The listing below holds pictures; exclude them. Return exactly the lines from the one with "Recreate this image" through the one with "const yTicks = [2.0, 2.5, 3.0, 3.5, 4.0, 4.5];".

▸ Dataset content:

════════════════

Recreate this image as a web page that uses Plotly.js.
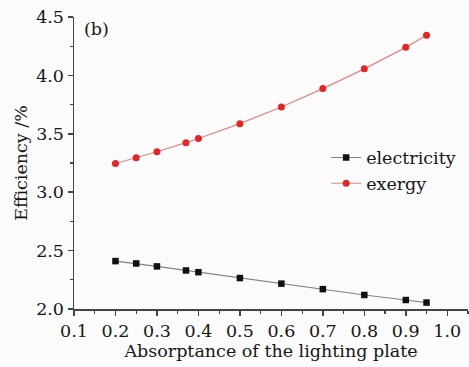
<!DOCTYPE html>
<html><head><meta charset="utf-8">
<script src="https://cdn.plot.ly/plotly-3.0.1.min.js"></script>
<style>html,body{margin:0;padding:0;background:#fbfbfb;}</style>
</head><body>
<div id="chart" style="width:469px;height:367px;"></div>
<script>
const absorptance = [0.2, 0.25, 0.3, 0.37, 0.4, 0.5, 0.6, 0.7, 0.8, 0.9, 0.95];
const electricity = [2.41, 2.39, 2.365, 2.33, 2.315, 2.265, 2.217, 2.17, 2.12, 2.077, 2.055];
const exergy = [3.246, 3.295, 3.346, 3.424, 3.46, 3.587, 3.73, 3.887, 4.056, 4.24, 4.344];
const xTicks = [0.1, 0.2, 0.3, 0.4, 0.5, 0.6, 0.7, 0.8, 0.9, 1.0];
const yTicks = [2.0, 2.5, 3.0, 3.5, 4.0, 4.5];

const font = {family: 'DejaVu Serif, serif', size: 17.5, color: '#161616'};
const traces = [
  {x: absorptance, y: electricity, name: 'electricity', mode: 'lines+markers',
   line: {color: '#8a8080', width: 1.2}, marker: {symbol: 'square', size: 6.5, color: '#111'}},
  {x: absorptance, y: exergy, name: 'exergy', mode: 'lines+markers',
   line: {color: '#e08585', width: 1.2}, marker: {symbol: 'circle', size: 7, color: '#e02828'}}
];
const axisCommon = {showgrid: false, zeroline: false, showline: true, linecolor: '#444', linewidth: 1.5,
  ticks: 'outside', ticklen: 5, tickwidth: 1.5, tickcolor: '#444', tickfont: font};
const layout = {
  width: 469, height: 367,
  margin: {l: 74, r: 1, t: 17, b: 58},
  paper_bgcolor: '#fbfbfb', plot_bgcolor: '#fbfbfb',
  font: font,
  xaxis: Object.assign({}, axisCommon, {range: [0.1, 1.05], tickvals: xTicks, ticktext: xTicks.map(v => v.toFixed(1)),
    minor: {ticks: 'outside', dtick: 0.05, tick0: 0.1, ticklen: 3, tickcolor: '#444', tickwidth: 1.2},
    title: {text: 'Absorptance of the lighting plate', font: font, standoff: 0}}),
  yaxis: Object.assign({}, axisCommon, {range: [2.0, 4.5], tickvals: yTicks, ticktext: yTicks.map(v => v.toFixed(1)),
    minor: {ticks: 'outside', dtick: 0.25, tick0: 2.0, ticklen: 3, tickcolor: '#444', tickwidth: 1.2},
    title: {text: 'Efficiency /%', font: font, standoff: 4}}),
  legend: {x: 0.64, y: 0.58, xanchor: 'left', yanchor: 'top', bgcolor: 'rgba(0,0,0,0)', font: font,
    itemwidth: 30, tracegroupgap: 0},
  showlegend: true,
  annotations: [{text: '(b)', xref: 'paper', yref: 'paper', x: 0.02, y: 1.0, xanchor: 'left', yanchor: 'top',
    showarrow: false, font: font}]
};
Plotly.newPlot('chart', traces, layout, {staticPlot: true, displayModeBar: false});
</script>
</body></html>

════════════════

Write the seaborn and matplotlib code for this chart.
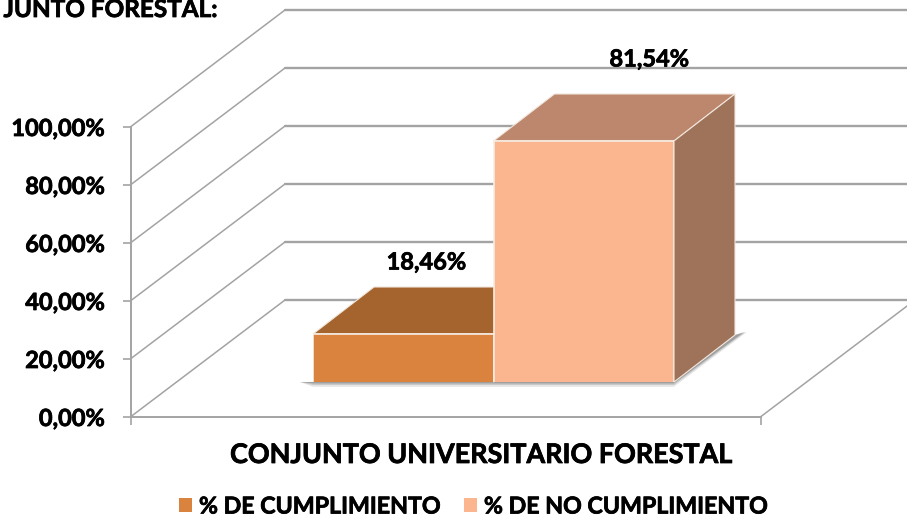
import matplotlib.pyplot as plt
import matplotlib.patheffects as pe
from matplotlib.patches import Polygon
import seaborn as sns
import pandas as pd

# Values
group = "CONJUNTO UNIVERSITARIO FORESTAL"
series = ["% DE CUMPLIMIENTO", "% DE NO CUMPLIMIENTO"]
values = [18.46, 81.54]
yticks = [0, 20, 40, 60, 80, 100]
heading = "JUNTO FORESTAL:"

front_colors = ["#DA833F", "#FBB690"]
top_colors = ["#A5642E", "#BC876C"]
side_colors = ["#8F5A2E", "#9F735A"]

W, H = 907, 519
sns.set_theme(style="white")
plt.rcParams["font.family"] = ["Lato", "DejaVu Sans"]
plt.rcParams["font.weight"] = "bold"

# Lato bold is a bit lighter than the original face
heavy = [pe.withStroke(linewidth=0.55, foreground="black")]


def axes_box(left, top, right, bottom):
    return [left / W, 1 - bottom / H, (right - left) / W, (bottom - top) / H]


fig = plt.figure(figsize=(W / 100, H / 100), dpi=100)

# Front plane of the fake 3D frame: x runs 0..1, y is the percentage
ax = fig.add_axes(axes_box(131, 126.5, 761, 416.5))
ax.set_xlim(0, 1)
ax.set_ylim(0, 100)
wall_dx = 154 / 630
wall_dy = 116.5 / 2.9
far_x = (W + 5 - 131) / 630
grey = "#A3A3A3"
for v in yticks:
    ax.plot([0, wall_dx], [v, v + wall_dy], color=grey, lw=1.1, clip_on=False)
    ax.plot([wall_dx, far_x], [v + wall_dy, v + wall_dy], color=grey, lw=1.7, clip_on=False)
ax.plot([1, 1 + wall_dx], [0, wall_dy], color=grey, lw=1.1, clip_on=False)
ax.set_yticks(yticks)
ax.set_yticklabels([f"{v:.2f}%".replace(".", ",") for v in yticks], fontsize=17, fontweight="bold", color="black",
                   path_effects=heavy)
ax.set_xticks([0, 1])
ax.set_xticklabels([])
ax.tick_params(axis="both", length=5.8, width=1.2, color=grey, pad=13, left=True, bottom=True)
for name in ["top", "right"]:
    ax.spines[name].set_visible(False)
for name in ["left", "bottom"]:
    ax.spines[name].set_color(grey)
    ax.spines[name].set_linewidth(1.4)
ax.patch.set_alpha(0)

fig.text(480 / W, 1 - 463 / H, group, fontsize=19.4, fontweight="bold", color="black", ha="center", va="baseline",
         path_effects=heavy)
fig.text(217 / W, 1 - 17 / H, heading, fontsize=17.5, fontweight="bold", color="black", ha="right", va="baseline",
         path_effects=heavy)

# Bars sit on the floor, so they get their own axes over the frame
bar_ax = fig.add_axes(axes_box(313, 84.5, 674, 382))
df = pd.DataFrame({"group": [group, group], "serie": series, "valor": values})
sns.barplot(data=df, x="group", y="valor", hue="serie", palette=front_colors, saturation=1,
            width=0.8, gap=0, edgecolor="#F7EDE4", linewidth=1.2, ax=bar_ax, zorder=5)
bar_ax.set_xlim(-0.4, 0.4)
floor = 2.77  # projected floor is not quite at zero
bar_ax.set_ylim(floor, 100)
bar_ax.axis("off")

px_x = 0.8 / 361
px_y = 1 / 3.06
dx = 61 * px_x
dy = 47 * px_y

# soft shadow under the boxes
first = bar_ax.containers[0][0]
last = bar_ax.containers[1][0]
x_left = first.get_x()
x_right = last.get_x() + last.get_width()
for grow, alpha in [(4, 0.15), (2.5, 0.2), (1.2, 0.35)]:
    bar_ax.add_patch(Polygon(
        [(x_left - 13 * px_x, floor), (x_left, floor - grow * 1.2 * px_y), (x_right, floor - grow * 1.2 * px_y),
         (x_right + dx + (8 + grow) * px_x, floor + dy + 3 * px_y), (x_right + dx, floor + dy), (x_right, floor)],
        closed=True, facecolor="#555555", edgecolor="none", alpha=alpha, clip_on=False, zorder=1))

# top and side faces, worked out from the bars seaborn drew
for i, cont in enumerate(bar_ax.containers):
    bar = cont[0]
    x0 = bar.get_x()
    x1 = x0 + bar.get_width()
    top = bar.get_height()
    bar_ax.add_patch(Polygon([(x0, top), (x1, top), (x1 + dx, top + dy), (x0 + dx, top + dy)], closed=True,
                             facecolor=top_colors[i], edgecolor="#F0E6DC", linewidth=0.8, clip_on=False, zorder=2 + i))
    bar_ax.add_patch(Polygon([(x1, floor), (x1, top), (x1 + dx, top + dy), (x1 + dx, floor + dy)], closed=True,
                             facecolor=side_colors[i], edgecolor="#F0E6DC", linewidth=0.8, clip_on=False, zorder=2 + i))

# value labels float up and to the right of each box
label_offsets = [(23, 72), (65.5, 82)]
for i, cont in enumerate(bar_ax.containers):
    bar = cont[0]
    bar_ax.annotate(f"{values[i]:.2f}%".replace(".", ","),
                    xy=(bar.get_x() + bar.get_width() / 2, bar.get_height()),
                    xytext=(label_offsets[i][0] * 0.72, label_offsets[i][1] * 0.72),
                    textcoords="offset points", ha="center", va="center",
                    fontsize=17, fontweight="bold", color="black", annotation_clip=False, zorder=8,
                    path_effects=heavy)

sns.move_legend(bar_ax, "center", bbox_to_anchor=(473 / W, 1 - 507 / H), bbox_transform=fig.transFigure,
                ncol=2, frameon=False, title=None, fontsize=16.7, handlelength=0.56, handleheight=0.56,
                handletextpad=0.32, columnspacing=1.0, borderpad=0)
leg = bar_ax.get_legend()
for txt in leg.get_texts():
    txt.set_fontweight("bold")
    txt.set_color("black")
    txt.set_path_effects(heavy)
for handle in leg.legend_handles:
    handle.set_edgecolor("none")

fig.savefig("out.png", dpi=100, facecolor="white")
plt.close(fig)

════════════════

▸ Written solution:
Recreate this image as a web page that uses Plotly.js.
<!DOCTYPE html>
<html><head><meta charset="utf-8">
<script src="https://cdn.plot.ly/plotly-3.0.1.min.js"></script>
<style>html,body{margin:0;padding:0;background:#fbfbfb;}</style>
</head><body>
<div id="chart" style="width:469px;height:367px;"></div>
<script>
const absorptance = [0.2, 0.25, 0.3, 0.37, 0.4, 0.5, 0.6, 0.7, 0.8, 0.9, 0.95];
const electricity = [2.41, 2.39, 2.365, 2.33, 2.315, 2.265, 2.217, 2.17, 2.12, 2.077, 2.055];
const exergy = [3.246, 3.295, 3.346, 3.424, 3.46, 3.587, 3.73, 3.887, 4.056, 4.24, 4.344];
const xTicks = [0.1, 0.2, 0.3, 0.4, 0.5, 0.6, 0.7, 0.8, 0.9, 1.0];
const yTicks = [2.0, 2.5, 3.0, 3.5, 4.0, 4.5];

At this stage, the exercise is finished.